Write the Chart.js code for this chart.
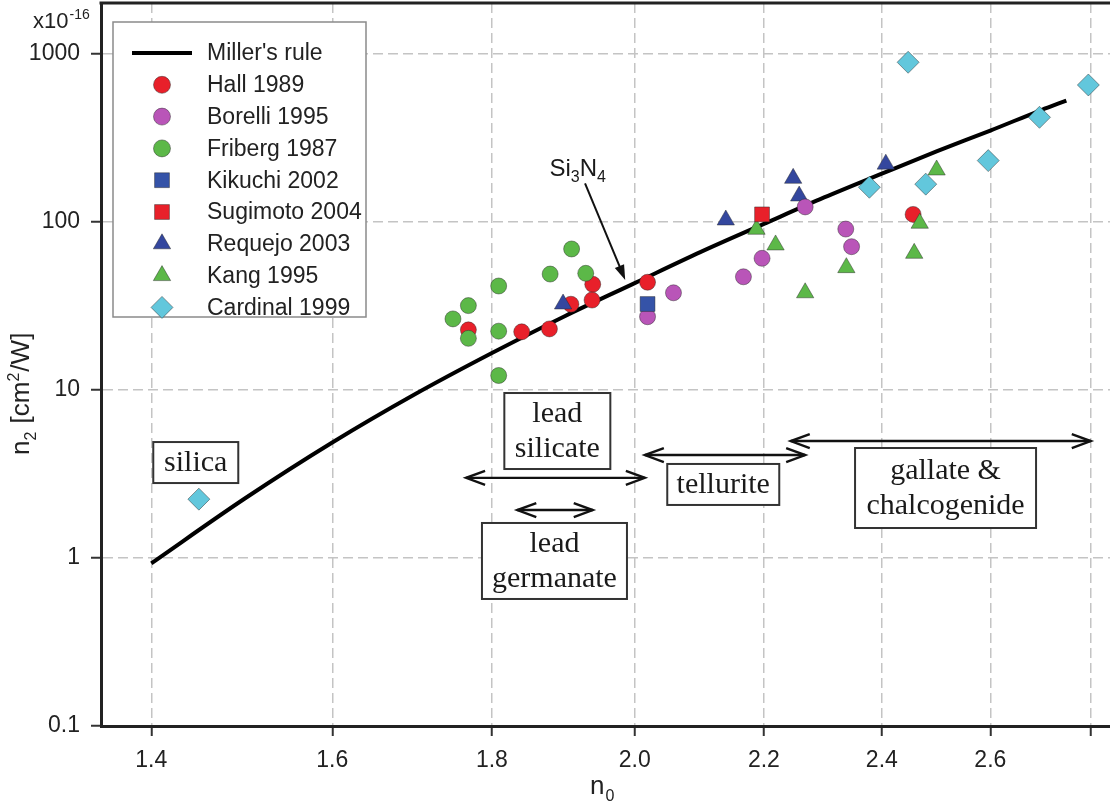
<!DOCTYPE html>
<html><head><meta charset="utf-8">
<script src="https://cdn.jsdelivr.net/npm/chart.js@4.4.1/dist/chart.umd.min.js"></script>
<style>html,body{margin:0;padding:0;background:#fff;overflow:hidden}canvas{display:block}</style>
</head><body>
<canvas id="c" width="1110" height="803"></canvas>
<script>
// ---------- data ----------
const xTicks = [1.4, 1.6, 1.8, 2.0, 2.2, 2.4, 2.6, 2.8];
const xTickLabels = ['1.4', '1.6', '1.8', '2.0', '2.2', '2.4', '2.6', ''];
const yTicks = [0.1, 1, 10, 100, 1000];
const yTickLabels = ['0.1', '1', '10', '100', '1000'];

const millerN0 = [1.4, 1.5, 1.6, 1.7, 1.8, 1.9, 2.0, 2.1, 2.2, 2.3, 2.4, 2.5, 2.6, 2.7, 2.75];
const millerN2 = [0.93, 2.26, 4.87, 9.4, 16.6, 27.6, 43.3, 66.4, 97.4, 140, 194, 264, 350, 464, 528];

const hallN0 = [1.769, 1.840, 1.878, 1.908, 1.939, 1.938, 2.019, 2.456];
const hallN2 = [22.8, 22.2, 23.1, 32.4, 42.6, 34.3, 43.8, 111];
const borelliN0 = [2.019, 2.058, 2.167, 2.197, 2.268, 2.337, 2.347];
const borelliN2 = [27.3, 37.9, 47.2, 60.8, 123, 90.8, 71.3];
const fribergN0 = [1.909, 1.879, 1.929, 1.809, 1.769, 1.749, 1.809, 1.769, 1.809];
const fribergN2 = [69.1, 49.0, 49.5, 41.6, 31.8, 26.5, 22.4, 20.3, 12.2];
const kikuchiN0 = [2.019];
const kikuchiN2 = [32.5];
const sugimotoN0 = [2.197];
const sugimotoN2 = [111];
const requejoN0 = [1.897, 2.139, 2.248, 2.258, 2.407];
const requejoN2 = [32.5, 102.8, 182, 142.8, 221];
const kangN0 = [2.188, 2.219, 2.268, 2.338, 2.458, 2.468, 2.499];
const kangN2 = [90.5, 73.0, 37.9, 53.5, 65.1, 98.3, 204];
const cardinalN0 = [1.450, 2.378, 2.479, 2.596, 2.696, 2.795, 2.447];
const cardinalN2 = [2.24, 161, 168, 232, 420, 654, 893];

// ---------- styling / layout ----------
const SANS = "'Liberation Sans', Arial, sans-serif";
const SERIF = "'Liberation Serif', 'Times New Roman', serif";
const X_MIN = 1.349, X_MAX = 2.84, Y_MIN = 0.1, Y_MAX = 2012;
const AREA = {left: 101, right: 1110, top: 3, bottom: 726};

const pts = (xs, ys) => xs.map((v, i) => ({x: v, y: ys[i]}));

function scatterSet(label, xs, ys, style, color, radius, order) {
  return {
    type: 'scatter', label, data: pts(xs, ys), pointStyle: style,
    backgroundColor: color, borderColor: 'rgba(40,40,40,0.45)', borderWidth: 1,
    pointRadius: radius, pointHoverRadius: radius, order
  };
}

const datasets = [
  {type: 'line', label: "Miller's rule", data: pts(millerN0, millerN2), borderColor: '#000',
   backgroundColor: '#000', borderWidth: 4, pointRadius: 0, fill: false,
   cubicInterpolationMode: 'monotone', order: 20},
  scatterSet('Hall 1989', hallN0, hallN2, 'circle', '#e8202a', 8, 9),
  scatterSet('Borelli 1995', borelliN0, borelliN2, 'circle', '#b955b8', 8, 7),
  scatterSet('Friberg 1987', fribergN0, fribergN2, 'circle', '#5cb848', 8, 6),
  scatterSet('Kikuchi 2002', kikuchiN0, kikuchiN2, 'rect', '#3553a8', 10.5, 4),
  scatterSet('Sugimoto 2004', sugimotoN0, sugimotoN2, 'rect', '#e8202a', 10.5, 3),
  scatterSet('Requejo 2003', requejoN0, requejoN2, 'triangle', '#34479e', 10, 8),
  scatterSet('Kang 1995', kangN0, kangN2, 'triangle', '#5cb848', 10, 5),
  scatterSet('Cardinal 1999', cardinalN0, cardinalN2, 'rectRot', '#62c7dc', 11, 2)
];

// annotation boxes / arrows placed in data coordinates
const annoBoxes = [
  {lines: ['silica'], n0: 1.4467, n2: 3.70, w: 85, h: 41},
  {lines: ['lead', 'silicate'], n0: 1.889, n2: 5.70, w: 106, h: 76},
  {lines: ['lead', 'germanate'], n0: 1.885, n2: 0.96, w: 145, h: 76},
  {lines: ['tellurite'], n0: 2.135, n2: 2.74, w: 112, h: 41},
  {lines: ['gallate &', 'chalcogenide'], n0: 2.5155, n2: 2.61, w: 181, h: 80}
];
const annoArrows = [
  {from: 1.766, to: 2.015, n2: 3.0},
  {from: 1.834, to: 1.939, n2: 1.93},
  {from: 2.015, to: 2.268, n2: 4.1},
  {from: 2.244, to: 2.80, n2: 4.97}
];
const si3n4 = {labelN0: 1.878, labelN2: 188, tailN0: 1.928, tailN2: 170, tipN0: 1.986, tipN2: 45.2};

function drawMarker(ctx, style, x, y, r, fill) {
  ctx.save();
  ctx.fillStyle = fill; ctx.strokeStyle = 'rgba(40,40,40,0.45)'; ctx.lineWidth = 1;
  ctx.beginPath();
  if (style === 'circle') ctx.arc(x, y, r, 0, Math.PI * 2);
  else if (style === 'rect') { const s = r * Math.SQRT1_2; ctx.rect(x - s, y - s, 2 * s, 2 * s); }
  else if (style === 'triangle') {
    for (let k = 0; k < 3; k++) {
      const a = k * 2 * Math.PI / 3;
      const px = x + Math.sin(a) * r, py = y - Math.cos(a) * r;
      k ? ctx.lineTo(px, py) : ctx.moveTo(px, py);
    }
    ctx.closePath();
  } else if (style === 'rectRot') {
    ctx.moveTo(x, y - r); ctx.lineTo(x + r, y); ctx.lineTo(x, y + r); ctx.lineTo(x - r, y); ctx.closePath();
  }
  ctx.fill(); ctx.stroke();
  ctx.restore();
}

function openHead(ctx, x, y, dir) {
  ctx.beginPath();
  ctx.moveTo(x - dir * 19, y - 7); ctx.lineTo(x, y); ctx.lineTo(x - dir * 19, y + 7);
  ctx.stroke();
}

// pin the plot area to the reference frame
const pinArea = {
  id: 'pinArea',
  afterLayout(chart) {
    const a = chart.chartArea;
    a.left = AREA.left; a.right = AREA.right; a.top = AREA.top; a.bottom = AREA.bottom;
    a.width = AREA.right - AREA.left; a.height = AREA.bottom - AREA.top;
    const xs = chart.scales.x, ys = chart.scales.y;
    xs.left = AREA.left; xs.right = AREA.right; xs.width = a.width;
    xs.top = AREA.bottom; xs.bottom = chart.height; xs.height = chart.height - AREA.bottom;
    ys.left = 0; ys.right = AREA.left; ys.width = AREA.left;
    ys.top = AREA.top; ys.bottom = AREA.bottom; ys.height = a.height;
    xs.configure(); ys.configure();
  }
};

const overlay = {
  id: 'overlay',
  afterDraw(chart) {
    const ctx = chart.ctx, a = chart.chartArea, xs = chart.scales.x, ys = chart.scales.y;
    ctx.save();
    // top frame line
    ctx.strokeStyle = '#222'; ctx.lineWidth = 3;
    ctx.beginPath(); ctx.moveTo(a.left - 1.5, a.top); ctx.lineTo(a.right, a.top); ctx.stroke();

    // double arrows
    ctx.strokeStyle = '#111'; ctx.lineWidth = 2.4;
    annoArrows.forEach(ar => {
      const x1 = xs.getPixelForValue(ar.from), x2 = xs.getPixelForValue(ar.to), y = ys.getPixelForValue(ar.n2);
      ctx.beginPath(); ctx.moveTo(x1, y); ctx.lineTo(x2, y); ctx.stroke();
      openHead(ctx, x1, y, -1); openHead(ctx, x2, y, 1);
    });

    // boxes with serif text
    annoBoxes.forEach(b => {
      const cx = xs.getPixelForValue(b.n0), cy = ys.getPixelForValue(b.n2);
      ctx.fillStyle = '#fff'; ctx.fillRect(cx - b.w / 2, cy - b.h / 2, b.w, b.h);
      ctx.strokeStyle = '#333'; ctx.lineWidth = 2;
      ctx.strokeRect(cx - b.w / 2, cy - b.h / 2, b.w, b.h);
      ctx.fillStyle = '#1a1a1a'; ctx.font = '30px ' + SERIF;
      ctx.textAlign = 'center'; ctx.textBaseline = 'middle';
      const lh = 35, n = b.lines.length;
      b.lines.forEach((t, i) => ctx.fillText(t, cx, cy + (i - (n - 1) / 2) * lh + 1));
    });

    // Si3N4 label and arrow
    {
      let x = xs.getPixelForValue(si3n4.labelN0), y = ys.getPixelForValue(si3n4.labelN2);
      ctx.fillStyle = '#1a1a1a'; ctx.textAlign = 'left'; ctx.textBaseline = 'alphabetic';
      const parts = [['Si', 24, 0], ['3', 16, 6], ['N', 24, 0], ['4', 16, 6]];
      parts.forEach(p => { ctx.font = p[1] + 'px ' + SANS; ctx.fillText(p[0], x, y + p[2]); x += ctx.measureText(p[0]).width; });
      const tx = xs.getPixelForValue(si3n4.tailN0), ty = ys.getPixelForValue(si3n4.tailN2);
      const hx = xs.getPixelForValue(si3n4.tipN0), hy = ys.getPixelForValue(si3n4.tipN2);
      const ang = Math.atan2(hy - ty, hx - tx);
      ctx.strokeStyle = '#111'; ctx.lineWidth = 2;
      ctx.beginPath(); ctx.moveTo(tx, ty); ctx.lineTo(hx - Math.cos(ang) * 10, hy - Math.sin(ang) * 10); ctx.stroke();
      ctx.fillStyle = '#111'; ctx.beginPath();
      ctx.moveTo(hx, hy);
      ctx.lineTo(hx - Math.cos(ang) * 15 + Math.sin(ang) * 5, hy - Math.sin(ang) * 15 - Math.cos(ang) * 5);
      ctx.lineTo(hx - Math.cos(ang) * 15 - Math.sin(ang) * 5, hy - Math.sin(ang) * 15 + Math.cos(ang) * 5);
      ctx.closePath(); ctx.fill();
    }

    // legend
    const L = {x: 113, y: 22, w: 253, h: 295, row0: 53, dy: 31.8, mx: 162, tx: 207};
    ctx.fillStyle = '#fff'; ctx.fillRect(L.x, L.y, L.w, L.h);
    ctx.strokeStyle = '#8a8a8a'; ctx.lineWidth = 1.5; ctx.strokeRect(L.x, L.y, L.w, L.h);
    chart.data.datasets.forEach((d, i) => {
      const y = L.row0 + i * L.dy;
      if (d.type === 'line') {
        ctx.strokeStyle = '#000'; ctx.lineWidth = 4;
        ctx.beginPath(); ctx.moveTo(132, y); ctx.lineTo(192, y); ctx.stroke();
      } else {
        drawMarker(ctx, d.pointStyle, L.mx, y, d.pointStyle === 'circle' ? 8.5 : d.pointStyle === 'rect' ? 10.5 : d.pointStyle === 'triangle' ? 10 : 11, d.backgroundColor);
      }
      ctx.fillStyle = '#222'; ctx.font = '23px ' + SANS; ctx.textAlign = 'left'; ctx.textBaseline = 'middle';
      ctx.fillText(d.label, L.tx, y + 1);
    });

    // x10^-16 multiplier
    ctx.fillStyle = '#222'; ctx.textAlign = 'left'; ctx.textBaseline = 'alphabetic';
    ctx.font = '22px ' + SANS; ctx.fillText('x10', 33, 28);
    const w10 = ctx.measureText('x10').width;
    ctx.font = '14px ' + SANS; ctx.fillText('-16', 33 + w10 + 1, 19);

    // x axis title n0
    ctx.font = '26px ' + SANS; ctx.fillText('n', 590, 794);
    const wn = ctx.measureText('n').width;
    ctx.font = '16px ' + SANS; ctx.fillText('0', 590 + wn + 1, 801);

    // y axis title n2 [cm2/W]
    ctx.translate(29, 455); ctx.rotate(-Math.PI / 2);
    let px = 0;
    const yparts = [['n', 26, 0], ['2', 16, 7], [' [cm', 26, 0], ['2', 16, -10], ['/W]', 26, 0]];
    yparts.forEach(p => { ctx.font = p[1] + 'px ' + SANS; ctx.fillText(p[0], px, p[2]); px += ctx.measureText(p[0]).width + (p[1] === 16 ? 1 : 0); });
    ctx.restore();
  }
};

new Chart(document.getElementById('c'), {
  type: 'scatter',
  data: {datasets},
  options: {
    responsive: false, animation: false, events: [],
    layout: {padding: {top: 3, right: 0, left: 0, bottom: 0}},
    plugins: {legend: {display: false}, tooltip: {enabled: false}},
    scales: {
      x: {
        type: 'logarithmic', position: 'bottom', min: X_MIN, max: X_MAX, bounds: 'data',
        afterBuildTicks: s => { s.ticks = xTicks.map(v => ({value: v})); },
        ticks: {autoSkip: false, maxRotation: 0, minRotation: 0, padding: 11, color: '#222',
                font: {family: SANS, size: 23}, callback: (v, i) => xTickLabels[i]},
        grid: {color: '#c4c4c4', lineWidth: 1.5, drawTicks: true, tickLength: 10, tickColor: '#333', tickWidth: 2},
        border: {display: true, color: '#222', width: 3, dash: [10, 5]},
        title: {display: false}
      },
      y: {
        type: 'logarithmic', position: 'left', min: Y_MIN, max: Y_MAX, bounds: 'data',
        afterBuildTicks: s => { s.ticks = yTicks.map(v => ({value: v})); },
        ticks: {autoSkip: false, padding: 11, color: '#222', font: {family: SANS, size: 23},
                callback: (v, i) => yTickLabels[i]},
        grid: {color: '#c4c4c4', lineWidth: 1.5, drawTicks: true, tickLength: 10, tickColor: '#333', tickWidth: 2},
        border: {display: true, color: '#222', width: 3, dash: [10, 5]},
        title: {display: false}
      }
    }
  },
  plugins: [pinArea, overlay]
});
</script>
</body></html>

What is needed:
Repeat exactly and only the lines from the start of the data above through the line that holds "350, 464, 528];", inclusive. Pictures do not belong in the copy.

Result:
Write the Chart.js code for this chart.
<!DOCTYPE html>
<html><head><meta charset="utf-8">
<script src="https://cdn.jsdelivr.net/npm/chart.js@4.4.1/dist/chart.umd.min.js"></script>
<style>html,body{margin:0;padding:0;background:#fff;overflow:hidden}canvas{display:block}</style>
</head><body>
<canvas id="c" width="1110" height="803"></canvas>
<script>
// ---------- data ----------
const xTicks = [1.4, 1.6, 1.8, 2.0, 2.2, 2.4, 2.6, 2.8];
const xTickLabels = ['1.4', '1.6', '1.8', '2.0', '2.2', '2.4', '2.6', ''];
const yTicks = [0.1, 1, 10, 100, 1000];
const yTickLabels = ['0.1', '1', '10', '100', '1000'];

const millerN0 = [1.4, 1.5, 1.6, 1.7, 1.8, 1.9, 2.0, 2.1, 2.2, 2.3, 2.4, 2.5, 2.6, 2.7, 2.75];
const millerN2 = [0.93, 2.26, 4.87, 9.4, 16.6, 27.6, 43.3, 66.4, 97.4, 140, 194, 264, 350, 464, 528];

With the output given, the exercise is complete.